CAPE CANAVERAL, Fla. (Reuters) - A trio of astronauts from the United States, Russia and Italy headed for the International Space Station on Friday, a step toward boosting U.S. research projects aboard the orbiting laboratory.
The Russian Soyuz rocket carrying the three spaceflight veterans blasted off at 11:41 a.m. EDT/1541 GMT from the Baikonur Cosmodrome in Kazakhstan, a NASA TV broadcast showed.
Randy Bresnik, with the U.S. National Aeronautics and Space Administration; Sergey Ryazanskiy, with the Russian space agency Roscosmos; and Italy's Paolo Nespoli, with the European Space Agency, were slated to reach the station at 6 p.m. EDT/2200 GMT.
The men will join three crew members already aboard the station, a $100 billion lab that flies about 250 miles above Earth.
Their arrival will mean NASA for the first time has four crew members instead of three available for medical experiments, technology demonstrations and other research aboard the station, the U.S. space agency said.
The extra astronaut will effectively double the amount of time for research, program manager Kirk Shireman said at a station conference last week.

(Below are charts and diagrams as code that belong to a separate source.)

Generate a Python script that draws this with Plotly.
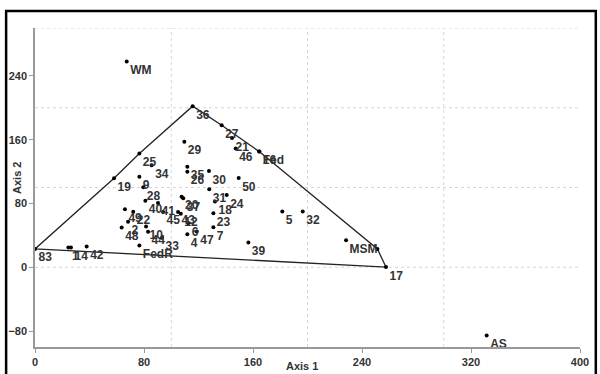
import plotly.graph_objects as go

# ---- data ----
names = ["WM", "36", "27", "21", "46", "Fed", "16", "29", "25", "34", "35", "26", "30", "50",
         "19", "9", "28", "31", "24", "18", "23", "7", "47", "4", "6", "20", "37", "40", "41",
         "45", "43", "12", "49", "22", "2", "48", "10", "44", "33", "FedR", "83", "1", "14", "42",
         "5", "32", "39", "MSM", "", "17", "AS"]
xs = [67.3, 115.7, 137.0, 144.6, 147.3, 164.6, 164.6, 109.6, 76.6, 85.6, 111.8, 111.8, 127.7, 149.5,
      58.0, 76.6, 79.5, 127.9, 140.7, 132.1, 130.9, 130.9, 118.7, 111.8, 112.5, 107.6, 108.8, 81.0, 90.3,
      94.0, 105.0, 107.0, 66.0, 72.1, 68.3, 63.6, 81.5, 83.0, 93.2, 76.6, 0.0, 24.5, 26.4, 37.9,
      181.5, 196.5, 156.6, 228.3, 251.3, 257.6, 331.5]
ys = [258.0, 202.0, 178.0, 162.0, 149.0, 145.0, 145.0, 157.3, 142.7, 128.0, 126.0, 119.8, 120.6, 111.9,
      111.5, 113.5, 100.2, 97.8, 90.6, 82.3, 67.7, 50.2, 44.7, 41.5, 55.2, 88.5, 86.5, 83.5, 80.6,
      69.4, 69.4, 67.0, 72.7, 69.7, 57.0, 49.8, 51.0, 44.4, 36.9, 27.3, 23.0, 24.8, 24.8, 26.0,
      69.8, 69.8, 31.0, 34.0, 23.0, 0.2, -85.6]

hull_order = ["83", "19", "25", "36", "27", "Fed", "", "17", "83"]

x_ticks = [0, 80, 160, 240, 320, 400]
y_ticks = [-80, 0, 80, 160, 240]
x_grid = [100, 200, 300]
y_grid = [0, 100, 200, 300]

# ---- figure ----
idx = {n: i for i, n in enumerate(names)}
hx = [xs[idx[n]] for n in hull_order]
hy = [ys[idx[n]] for n in hull_order]

fig = go.Figure()
fig.add_trace(go.Scatter(x=hx, y=hy, mode="lines",
                         line=dict(color="#222222", width=1.3), hoverinfo="skip"))
fig.add_trace(go.Scatter(x=xs, y=ys, mode="markers+text", text=names,
                         textposition="bottom right",
                         textfont=dict(family="Liberation Sans, Arial", size=12, color="#333333",
                                       weight="bold"),
                         marker=dict(color="black", size=4)))

shapes = []
for gx in x_grid:
    shapes.append(dict(type="line", xref="x", yref="y", x0=gx, x1=gx, y0=-100, y1=300,
                       line=dict(color="#d6d6d6", width=1, dash="dot"), layer="below"))
for gy in y_grid:
    shapes.append(dict(type="line", xref="x", yref="y", x0=0, x1=400, y0=gy, y1=gy,
                       line=dict(color="#d6d6d6", width=1, dash="dot"), layer="below"))
# outer frame
shapes.append(dict(type="rect", xref="paper", yref="paper", x0=-0.053, x1=1.029, y0=-0.12, y1=1.053,
                   line=dict(color="black", width=2.5)))

axis_font = dict(family="Liberation Sans, Arial", size=11, color="#333333", weight="bold")
fig.update_layout(
    width=600, height=374,
    margin=dict(l=35, r=20, t=28, b=27),
    paper_bgcolor="white", plot_bgcolor="white",
    showlegend=False,
    shapes=shapes,
    font=dict(family="Liberation Sans, Arial"),
    xaxis=dict(range=[0, 400], tickvals=x_ticks, automargin=False,
               showgrid=False, zeroline=False, showline=True, linecolor="#999999", linewidth=1.5,
               ticks="outside", ticklen=4, tickcolor="#999999", tickfont=axis_font),
    yaxis=dict(range=[-100, 300], tickvals=y_ticks, automargin=False,
               showgrid=False, zeroline=False, showline=True, linecolor="#999999", linewidth=1.5,
               ticks="outside", ticklen=4, tickcolor="#999999", tickfont=axis_font),
    annotations=[
        dict(text="Axis 1", xref="paper", yref="paper", x=0.49, y=-0.06,
             showarrow=False, font=axis_font, xanchor="center", yanchor="middle"),
        dict(text="Axis 2", xref="paper", yref="paper", x=-0.033, y=0.53,
             showarrow=False, font=axis_font, textangle=-90, xanchor="center", yanchor="middle"),
    ],
)

fig.write_html("out.html", config={"displayModeBar": False},
               post_script="document.body.style.margin='0';document.body.style.overflow='hidden';")
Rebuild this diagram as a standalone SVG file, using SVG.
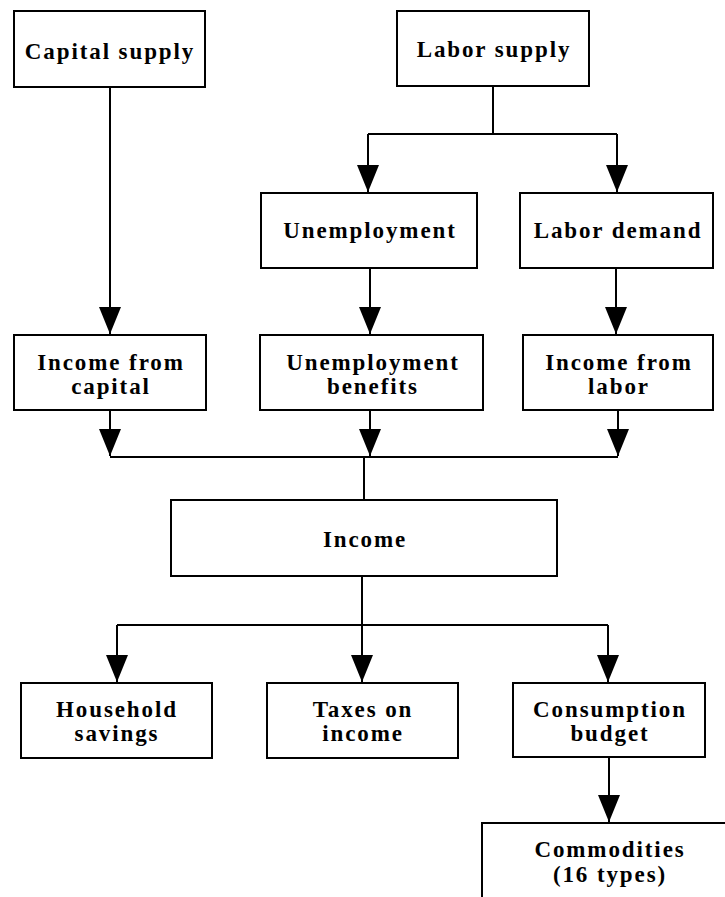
<svg xmlns="http://www.w3.org/2000/svg" width="725" height="897" viewBox="0 0 725 897">
<style>
.box{fill:#fff;stroke:#000;stroke-width:2}
.lbl{font-family:"Liberation Serif","Times New Roman",serif;font-weight:bold;font-size:23px;letter-spacing:1.9px;text-anchor:middle;fill:#000}
.ln{fill:none;stroke:#000;stroke-width:2}
.ar{fill:none;stroke:#000;stroke-width:2;marker-end:url(#ah)}
</style>
<defs>
<marker id="ah" markerUnits="userSpaceOnUse" markerWidth="28" markerHeight="24" viewBox="0 0 28 24" refX="27" refY="12" orient="auto">
<path d="M0,1 L27,12 L0,23 z" fill="#000"/>
</marker>
</defs>
<rect width="725" height="897" fill="#fff"/>
<g id="connectors">
<path class="ar" d="M110,87 V334"/>
<path class="ln" d="M493,86 V134 M368,134 H617"/>
<path class="ar" d="M368,134 V192"/>
<path class="ar" d="M617,134 V192"/>
<path class="ar" d="M370,268 V334"/>
<path class="ar" d="M616,268 V334"/>
<path class="ar" d="M110,410 V456"/>
<path class="ar" d="M370,410 V456"/>
<path class="ar" d="M618,410 V456"/>
<path class="ln" d="M110,457 H618 M364,457 V500"/>
<path class="ln" d="M362,576 V625 M117,625 H608"/>
<path class="ar" d="M117,625 V682"/>
<path class="ar" d="M362,625 V682"/>
<path class="ar" d="M608,625 V682"/>
<path class="ar" d="M609,757 V822"/>
</g>
<g id="capital-supply"><rect class="box" x="14" y="11" width="191" height="76"/><text class="lbl" x="110" y="59">Capital supply</text></g>
<g id="labor-supply"><rect class="box" x="397" y="11" width="192" height="75"/><text class="lbl" x="494" y="57">Labor supply</text></g>
<g id="unemployment"><rect class="box" x="261" y="193" width="216" height="75"/><text class="lbl" x="370" y="238">Unemployment</text></g>
<g id="labor-demand"><rect class="box" x="520" y="193" width="193" height="75"/><text class="lbl" x="618" y="238">Labor demand</text></g>
<g id="income-capital"><rect class="box" x="14" y="335" width="192" height="75"/><text class="lbl" x="111" y="370">Income from</text><text class="lbl" x="111" y="394">capital</text></g>
<g id="unemployment-benefits"><rect class="box" x="260" y="335" width="223" height="75"/><text class="lbl" x="373" y="370">Unemployment</text><text class="lbl" x="373" y="394">benefits</text></g>
<g id="income-labor"><rect class="box" x="523" y="335" width="190" height="75"/><text class="lbl" x="619" y="370">Income from</text><text class="lbl" x="619" y="394">labor</text></g>
<g id="income"><rect class="box" x="171" y="500" width="386" height="76"/><text class="lbl" x="365" y="547">Income</text></g>
<g id="household-savings"><rect class="box" x="21" y="683" width="191" height="75"/><text class="lbl" x="117" y="717">Household</text><text class="lbl" x="117" y="741">savings</text></g>
<g id="taxes-income"><rect class="box" x="267" y="683" width="191" height="75"/><text class="lbl" x="363" y="717">Taxes on</text><text class="lbl" x="363" y="741">income</text></g>
<g id="consumption-budget"><rect class="box" x="513" y="683" width="192" height="74"/><text class="lbl" x="610" y="717">Consumption</text><text class="lbl" x="610" y="741">budget</text></g>
<g id="commodities"><rect class="box" x="482" y="823" width="260" height="90"/><text class="lbl" x="610" y="857">Commodities</text><text class="lbl" x="610" y="882">(16 types)</text></g>
</svg>
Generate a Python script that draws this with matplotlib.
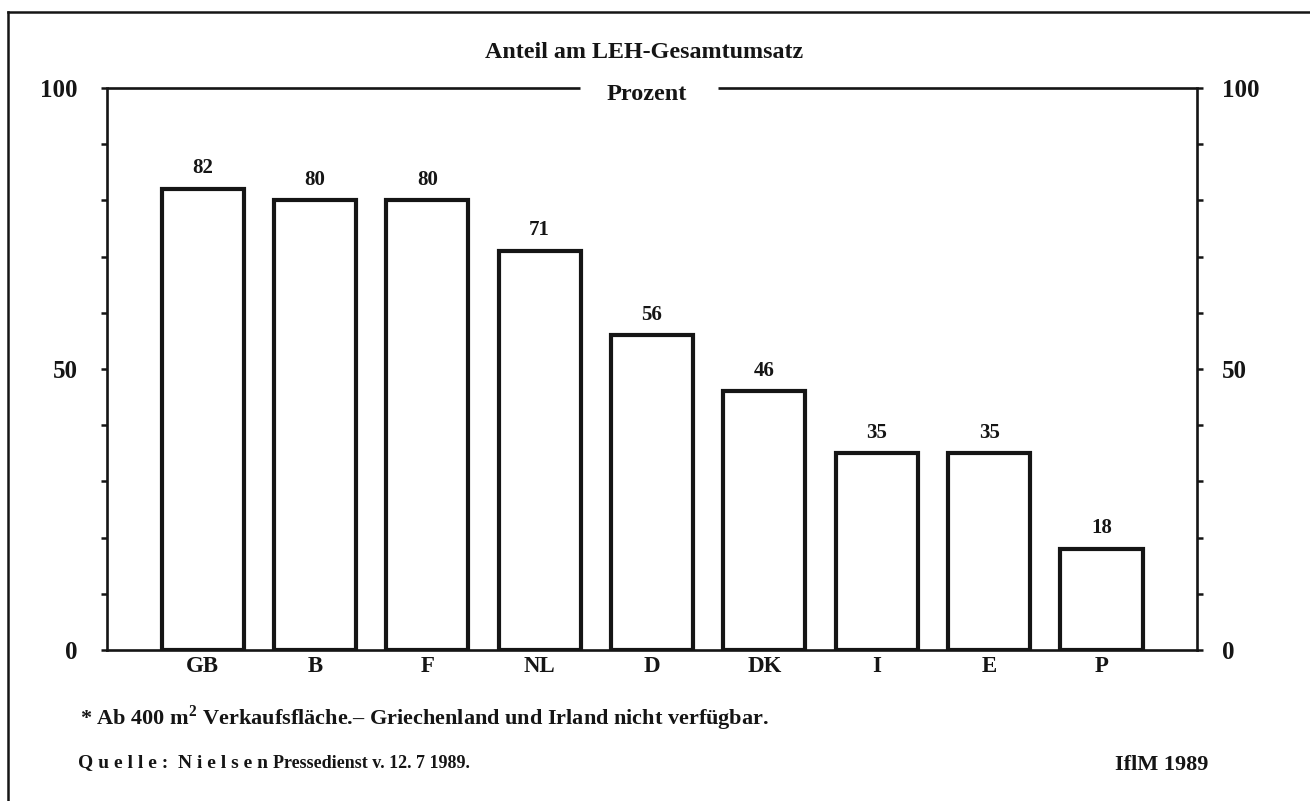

NASA does not oversee the Russian staff, which was reduced to two in April until a long-delayed research module joins the station next year.
Previously, Russia flew three cosmonauts, with the remaining three positions filled by a combination of European, Japanese, Canadian and U.S. astronauts.
By the end of next year, NASA intends to begin flying astronauts aboard space taxis under development by SpaceX and Boeing. Both spaceships have room for a fourth seat, bumping the station's overall crew size to seven once Russia returns to full staffing.
NASA is using the station to prepare for human missions to the moon and Mars and to stimulate commercial space transportation, pharmaceutical research, manufacturing and other businesses.
The agency also conducts physics, astronomy and Earth science investigations aboard the outpost, which has been staffed by rotating crews of astronauts and cosmonauts since 2000.
Bresnik, 49, last flew on the space shuttle in 2009 during a space station assembly mission. Ryazanskiy, 42, spent five-and-a-half months aboard the station in 2013-2014. Nespoli, 60, is making his third space flight, having previously served on both space shuttle and space station crews.
The men are slated to return to Earth in December.